Il peut sembler saugrenu de commencer cette chronique qui vise à traiter de l’investissement dans notre pays par l’appel au secteur privé à un surcroit de travail en quantité et en qualité. Ce choix nous a été dicté par le désir de persuader beaucoup de nos entrepreneurs, fortement convaincus que la source de l’enrichissement est d’abord la rente sous ses formes multiples, que le travail est la principale source de richesse (cf. Adam Smith et David Ricardo), et que l’avenir appartient à celles et à ceux qui ont la capacité de se frayer un chemin et à s’imposer dans un environnement économique concurrentiel. C’est un truisme de rappeler que le darwinisme régit aussi le monde économique.
Comment convaincre nos entrepreneurs de s’inscrire de manière plus franche dans la dynamique de la croissance, en investissant davantage et en prenant plus de risques? Interrogation grave et récurrente qui demeure sans réponse jusqu’à présent.
Tout d’abord, pourquoi cette participation est-elle importante? L’Etat ayant un besoin permanent de financement pour exercer ses fonctions régaliennes, réaliser les investissements publics et répondre aux attentes de plus en plus importantes et pressantes qui se manifestent au sein de la société: protection sociale, système de santé performant, enseignement de qualité et services divers. Seule une économie riche et diversifiée appartenant dans son écrasante majorité au secteur privé est à même d’assurer au budget de l’Etat les recettes fiscales nécessaires à l’accomplissement de ces missions. Pour rappel, en Allemagne, les recettes fiscales couvrent 100% du budget général de l’Etat, alors qu’au Maroc ce taux n’atteint pas les 50%.

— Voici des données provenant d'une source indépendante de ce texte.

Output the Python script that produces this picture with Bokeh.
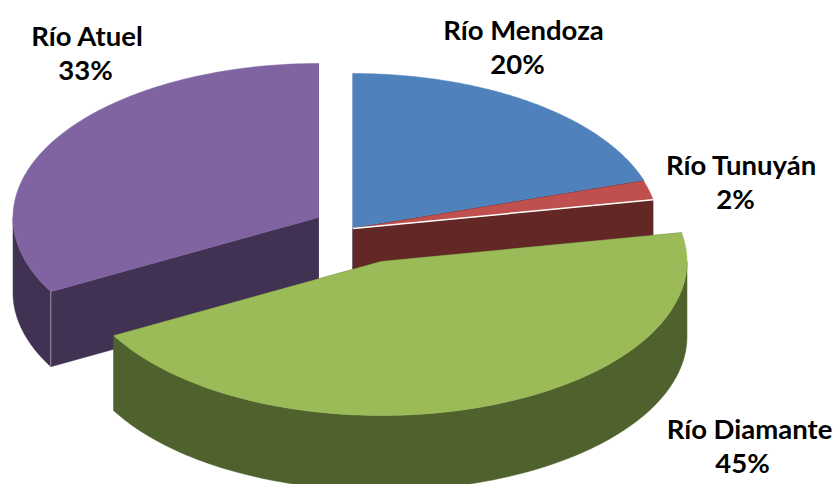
import numpy as np
from bokeh.plotting import figure
from bokeh.embed import file_html
from bokeh.resources import INLINE
from bokeh.core.properties import value

# Data
names = ["Río Mendoza", "Río Tunuyán", "Río Diamante", "Río Atuel"]
shares = [20, 2, 45, 33]
share_labels = ["20%", "2%", "45%", "33%"]
top_colors = ["#4F81BD", "#C0504D", "#9BBB59", "#8064A2"]
side_colors = ["#3A5F8C", "#632725", "#4F612C", "#413253"]

# Layout (page pixels)
centers = [(352.5, 227), (352.5, 228), (381, 261), (318, 217)]
RX, RY, DEPTH = 305.5, 154, 75
name_pos = [(523, 29), (741, 164), (749, 428), (87, 35)]
pct_pos = [(517, 63), (735, 198), (742, 462), (85, 69)]

W, H = 835, 484
p = figure(width=W, height=H, x_range=(0, W), y_range=(H, 0),
           output_backend="svg", toolbar_location=None, min_border=0)
p.axis.visible = False
p.grid.visible = False
p.outline_line_color = None
p.background_fill_color = "white"
p.border_fill_color = "white"

fracs = np.array(shares, float) / sum(shares)
edges = np.concatenate([[0], np.cumsum(fracs)]) * 2 * np.pi


def rim(c, a0, a1, dz=0.0, n=120):
    t = np.linspace(a0, a1, n)
    return c[0] + RX * np.sin(t), c[1] - RY * np.cos(t) + dz


def draw_side(i):
    c = centers[i]
    a0, a1 = edges[i], edges[i + 1]
    # radial faces
    for a in (a0, a1):
        x1, y1 = c[0] + RX * np.sin(a), c[1] - RY * np.cos(a)
        p.patch([c[0], x1, x1, c[0]], [c[1], y1, y1 + DEPTH, c[1] + DEPTH],
                fill_color=side_colors[i], line_color=side_colors[i], line_width=0.5)
    # outer wall (front half of the ellipse only)
    lo, hi = max(a0, np.pi / 2), min(a1, 3 * np.pi / 2)
    if hi > lo:
        x, y = rim(c, lo, hi)
        xb, yb = rim(c, hi, lo, DEPTH)
        p.patch(np.r_[x, xb], np.r_[y, yb], fill_color=side_colors[i],
                line_color=side_colors[i], line_width=0.5)


def draw_top(i):
    c = centers[i]
    x, y = rim(c, edges[i], edges[i + 1])
    p.patch(np.r_[c[0], x], np.r_[c[1], y], fill_color=top_colors[i],
            line_color=top_colors[i], line_width=0.5)


# Back to front
for i in [0, 3, 1]:
    draw_side(i)
    draw_top(i)

# Thin light edges on side faces
c = centers[1]
a = edges[2]
p.line([c[0], c[0] + RX * np.sin(a)], [c[1], c[1] - RY * np.cos(a)], line_color="white", line_width=1.5)
c = centers[3]
a = edges[3]
xe, ye = c[0] + RX * np.sin(a), c[1] - RY * np.cos(a)
p.line([xe, xe], [ye, ye + DEPTH], line_color="#9A8FA8", line_width=1)

draw_side(2)
draw_top(2)

font = value("Lato")
for i in range(4):
    p.text([name_pos[i][0]], [name_pos[i][1]], text=[names[i]], text_font=font,
           text_font_style="bold", text_font_size="27.5px", text_color="black",
           text_align="center", text_baseline="middle")
    p.text([pct_pos[i][0]], [pct_pos[i][1]], text=[share_labels[i]], text_font=font,
           text_font_style="bold", text_font_size="27.5px", text_color="black",
           text_align="center", text_baseline="middle")

open("out.html", "w").write(file_html(p, INLINE))
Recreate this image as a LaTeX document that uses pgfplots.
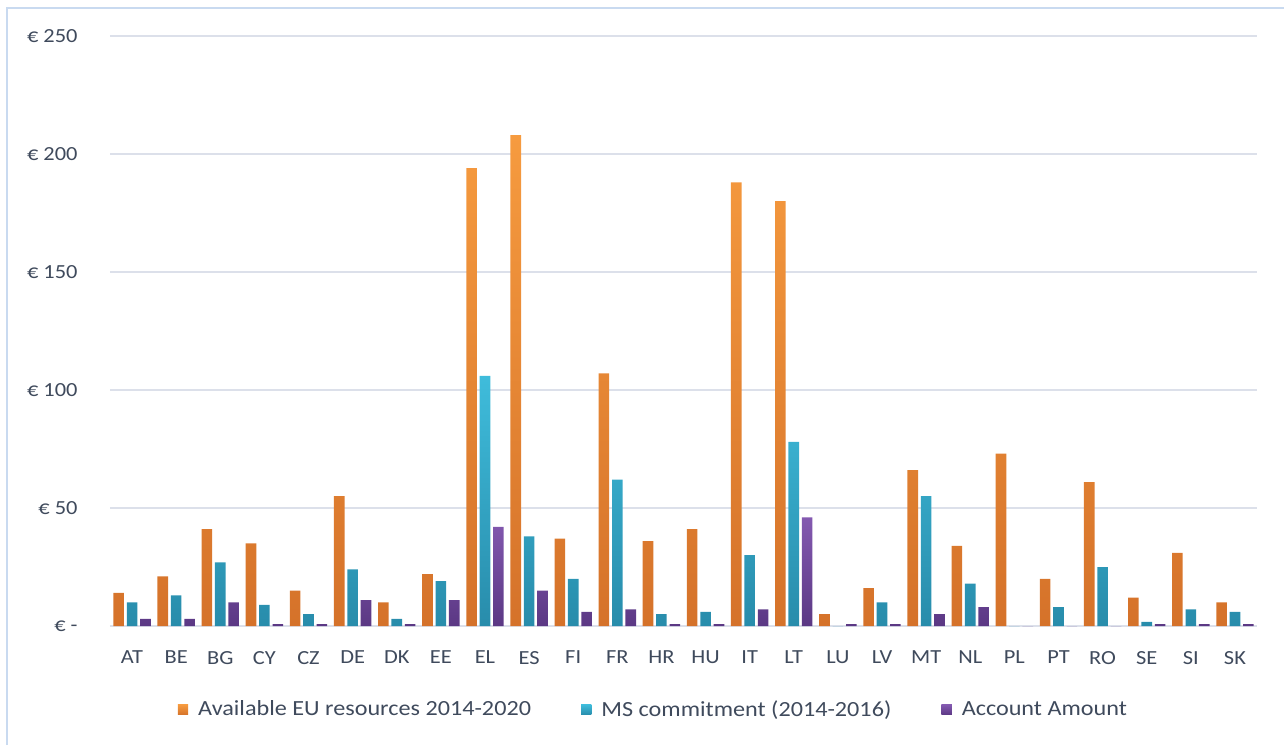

Côté incitations, on ne peut pas dire que les gouvernements qui se sont succédés durant le règne du Roi Mohammed VI n’ont pas fourni d’efforts pour pousser le secteur privé à investir plus, encouragés par le Souverain, que le sujet préoccupe au plus haut point et continuellement. Déjà en 2002, dans un message adressé au gouvernement Youssoufi, le Roi Mohammed VI avait demandé de multiplier les aides apportées au secteur privé pour qu’il puisse se développer et permettre ainsi au pays d’assurer un fort taux de croissance et de disposer des ressources pour entamer une grande politique sociale.
Les multiples mesures incitatives adoptées et l’amélioration de l’environnement de l’investissement n’ont pas, à ce jour, suffi à enclencher une nouvelle dynamique dans le secteur privé. L’investissement privé demeure loin derrière l’investissement public, avec 33% pour le premier et 66% pour le second. Alors que dans un pays comme la Turquie, il a atteint 80% pour le premier et 20% pour le second. Sachant que l’investissement productif, hautement rentable, est l’œuvre du privé et que le public réalise essentiellement des infrastructures, une part plus importante du premier impacte positivement la croissance.
Y a-t-il une ou des explications à cette frilosité de l’entrepreneuriat privé? L’entrepreneur marocain, sauf exceptions, est bon calculateur. Porté préférablement vers les activités spéculatives et la rente. Marqué au fer rouge par une ouverture brutale des frontières qui a anéanti des milliers de PME industrielles, couplée à des conflits sociaux hautement politisés, il préfère jouer le court terme et s’éloigner des activités gourmandes en main-d’œuvre. Les investissements importants que le secteur public réalise, sources de commandes, la politique fiscale, les incitations diverses et le fonctionnement de notre administration l’ont gardé proche de l’Etat et de ses divers avantages. Cela a forgé sa culture.
Peut-on espérer un changement de situation et un retour de cet entrepreneur avec ses enfants instruits à une activité productive? Ce n’est pas exclu.
Le travail qui est en train d’être accompli par l’Etat et le gouvernement, si mené correctement, est de nature à rétablir la confiance. Les attributs d’un projet économique et social nouveau et global se mettent en place: l’Etat social, une fiscalité transparente et équitable, une justice plus productive, une meilleure visibilité des politiques sectorielles et spatiales, une nouvelle charte de l’investissement, une administration territoriale mieux formée. Ce qui va permettre à l’Etat d’accomplir correctement ses missions: assurer les services sociaux, instruire et former, protéger les personnes et les biens, améliorer le travail administratif, équiper correctement les territoires. Bref, de faire de mieux en mieux son travail.
Il reste maintenant au gouvernement, qui dispose de plusieurs atouts inédits, à déployer sa force de négociation et montrer le sérieux de son action pour convaincre le monde de l’entreprise de faire le sien, en s’inscrivant, avec un nouvel état d’esprit, dans la nouvelle dynamique nationale. Loin de la recherche de petits avantages ou incitations susceptibles de construire une compétitivité factice.
Il s’agit de participer à l’édification d’un nouveau système Maroc, performant et inclusif.